Quanto ao pernil, nada de eisbein ou do menos conhecido mas excelente axe berlinense. Simplesmente o pernil fumado que se vê hoje em qualquer supermercado, sem nenhum tratamento culinário posterior. Até se calhar boa coisa, porque tratar as costeletas fumadas como as comi, grelhadas, não lembra ao diabo. Qualquer das coisas com escolha de molhos, a regar abundantemente e opressivamente todo o prato. Só posso apreciar o de mostarda, porque ninguém pediu as outras ofertas, de cogumelos ou de cerveja preta. O de mostarda era uma coisa feita com base num bearnês industrial, claro que a saber muito mais a estragão do que a mostarda, com muita pimenta moída.
Obviamente, chucrute. Indiscritível. Era produto industrial, saído da lata sem qualquer tratamento e que, para disfarçar a inevitável acidez, levou, à modernaça, com boa dose de compota de frutos silvestres, bem visíveis. Vinha era bonita, moldada em cilindro… Batata é coisa que acompanha tradicionalmente estes pratos de cervejaria, ao lado da chucrute. Simples e boas batatas cozidas. Neste restaurante, um banal, mas ao menos não horroroso, puré de batata, todavia feito por cozinheiro que desconhece o que é noz moscada.

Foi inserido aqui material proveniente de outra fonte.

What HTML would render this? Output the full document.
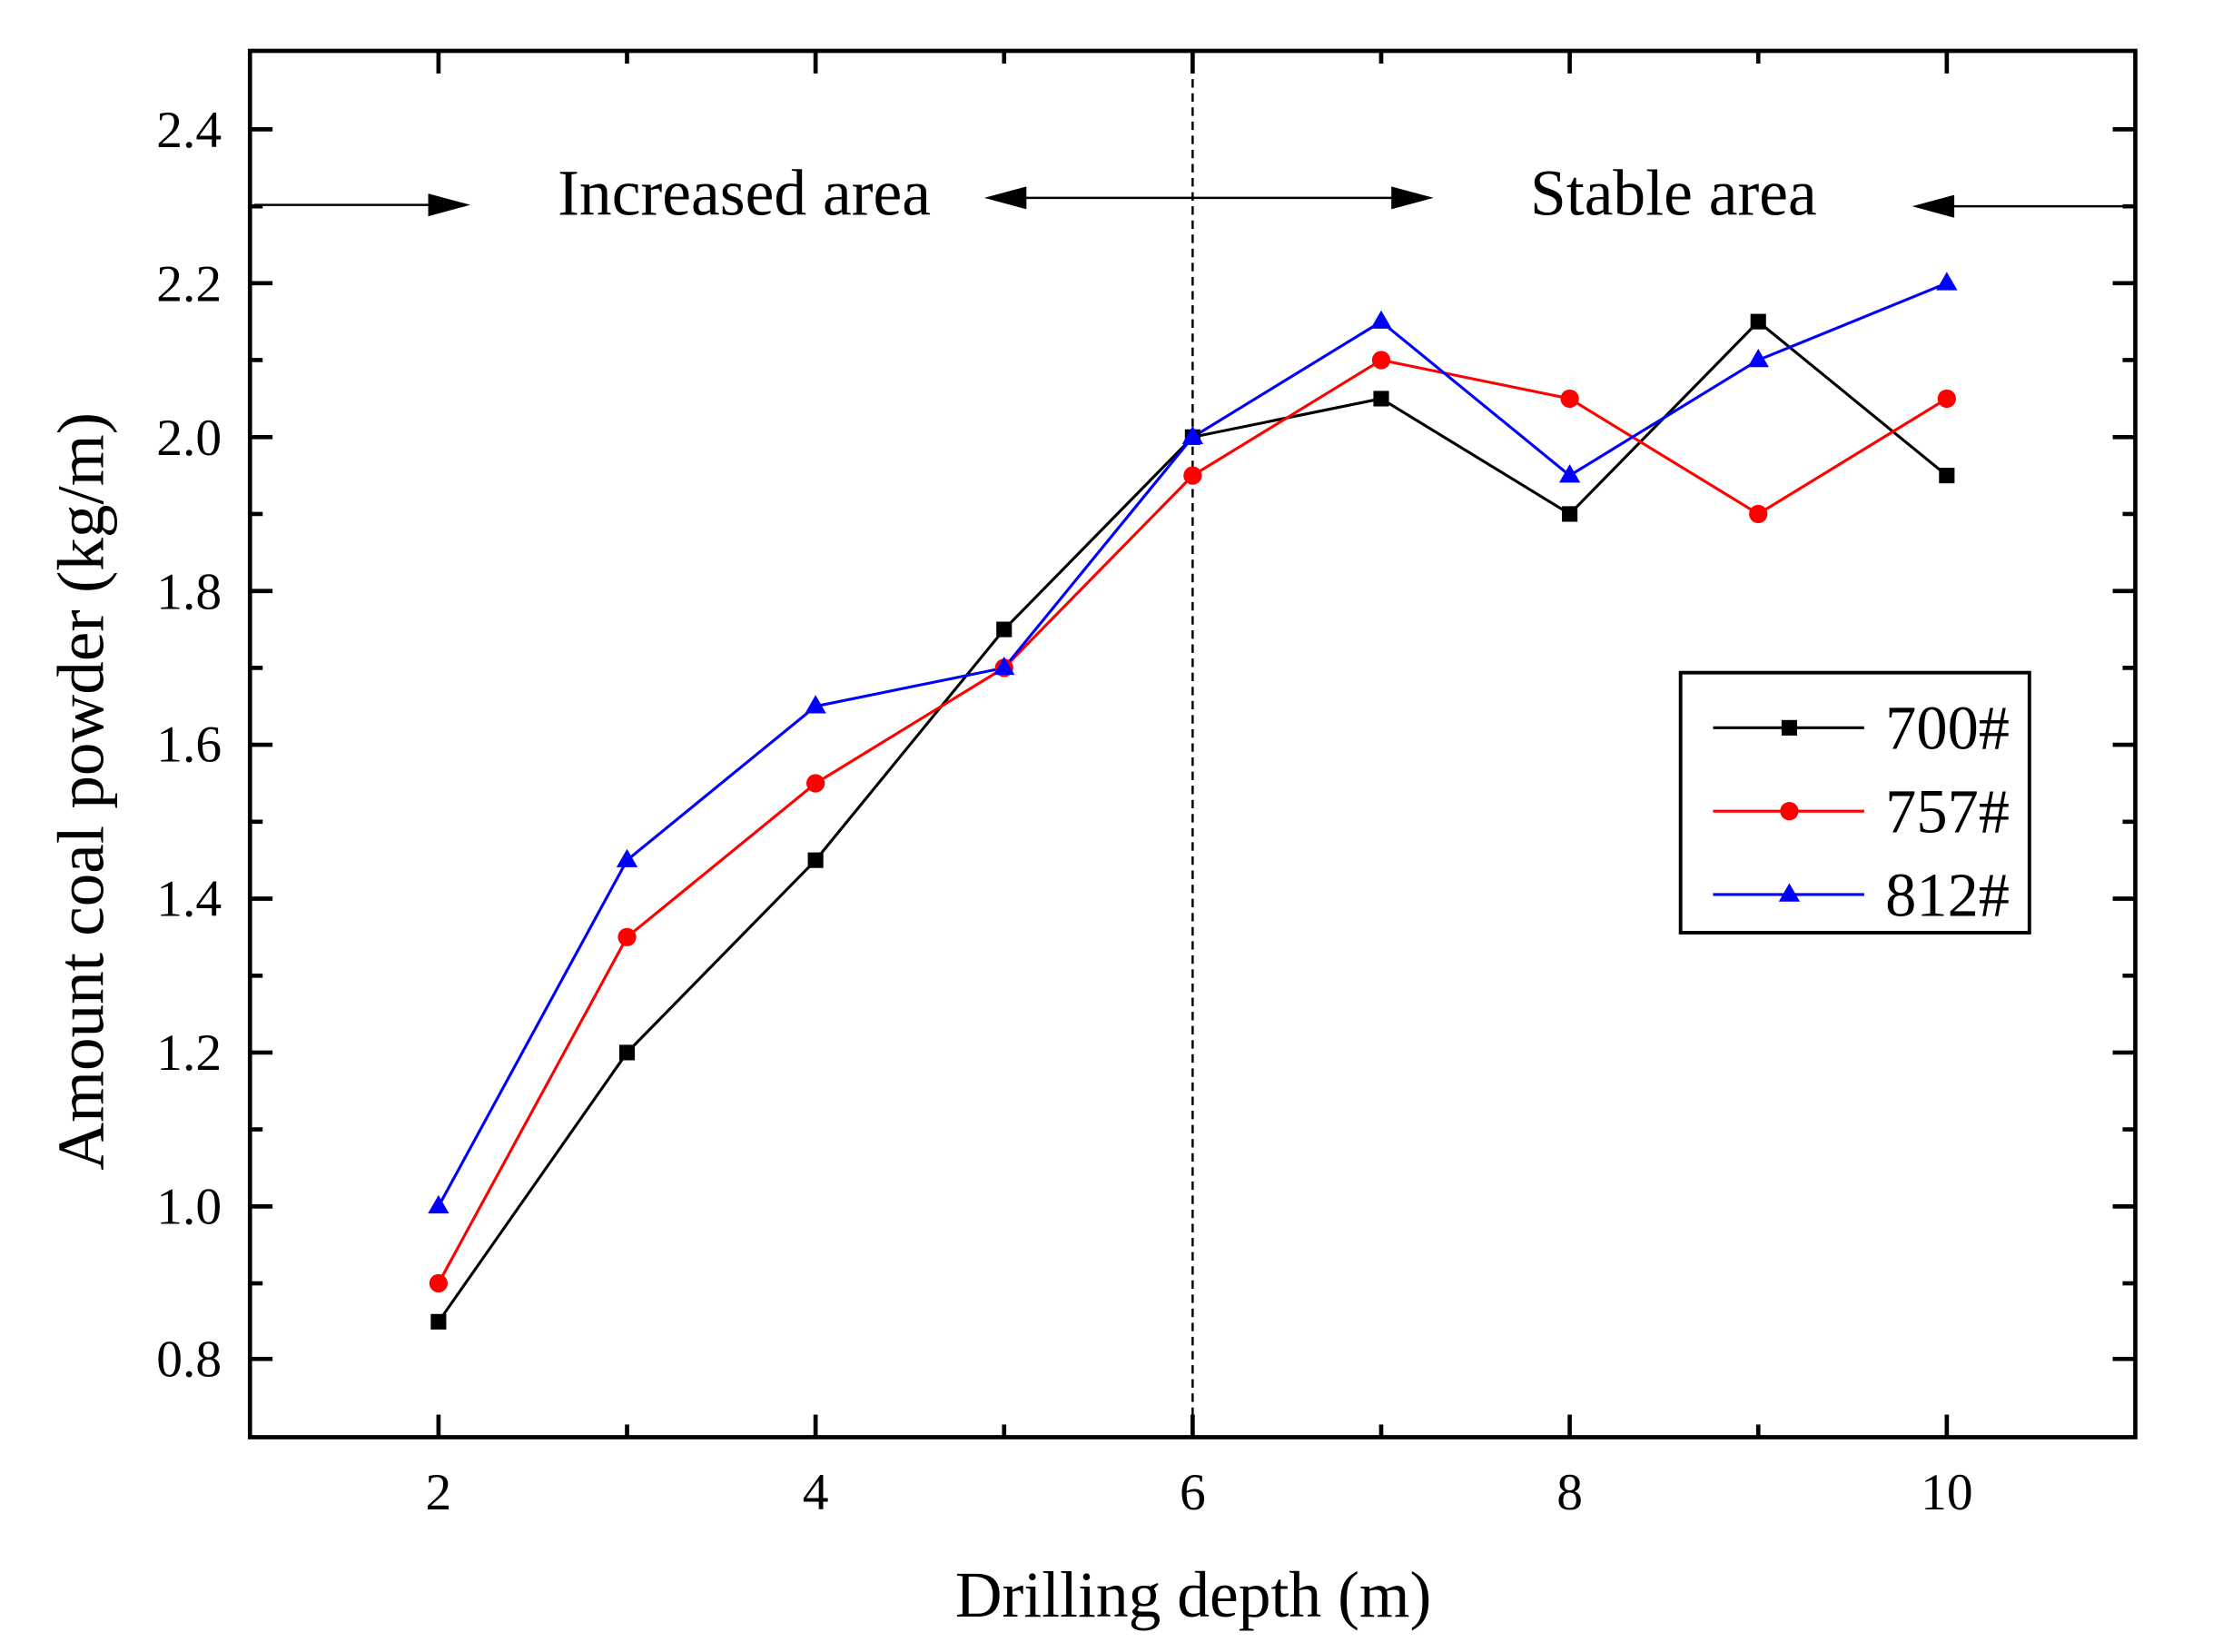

Um dos amigos foi a um “bife pimenta”. A descrição, na ementa, é “esmagamos no almofariz a pimenta que é envolta no bife". Descontando o pontapé na língua (o bife é que é envolto, não a pimenta), é o estilo de descrição de menu à Suspiro dos seus restaurantes do Campo Pequeno, com referência às esplendorosas meninas mas sem nada de elucidativo sobre o prato. Portanto, o meu amigo confiou na confeção consagrada do “steak au poivre”. O que lhe veio - e é pena porque o naco de vazia era bonito - foi um bife banal exageradamente envolvido em pimenta, mais branca do que preta, e a nadar em molho, ó céus, praticamente só de azeite. Como a estimável mas ignorante empregada não lhe resolveu o problema - em bom restaurante, pura e simplesmente devolver à cozinha - andei com ele em manobras de ensopar o bife em guardanapo e transferi-lo para prato seco. E só mais tarde me lembrei de que ninguém lhe perguntou qual era o ponto de fritura que ele queria.
Passando à sobremesa, tinha-se esgotado, às 20:30, a especialidade da casa, o strüdel. O que comi, trio de mousses de chocolate, podia ter sido encomendado a qualquer pastelaria de bairro. Ingenuamente, nem perguntei o que era, pensei logo que era triplo de chocolate preto, de leite e branco. Qual quê, era triplo de pequenas e insignificantes variedades de chocolate.
Para poder dizer alguma coisa de bom, ao menos o serviço? Simpático, porque são sempre simpáticos os jovens brasileiros que hoje andam por todos os restaurantes, mas com a falta de profissionalismo que conhecemos. E, ao menos, ao menos, os lavabos? Desajeitados, minúsculos. E ambiente tranquilo? Não, jogo de futebol aos berros em televisão mesmo em cima de nós.
No fim, 25 euros por pessoa. Em resumo, um restaurante de que se deve fugir a sete pés. 

P. S. - Vejo agora na net que este restaurante pertence ao mesmo grupo empresarial que detém os Capricciosa. Destes, conheço o de Carcavelos que, não tendo por grande restaurante, tenho frequentado com agrado e onde tenho comido bem, a nível da refeição descontraída, sem exigência. Alguma coisa está mal quando, no mesmo grupo e, julga-se, com a mesma supervisão culinária, podem coexistir coisas tão diversas.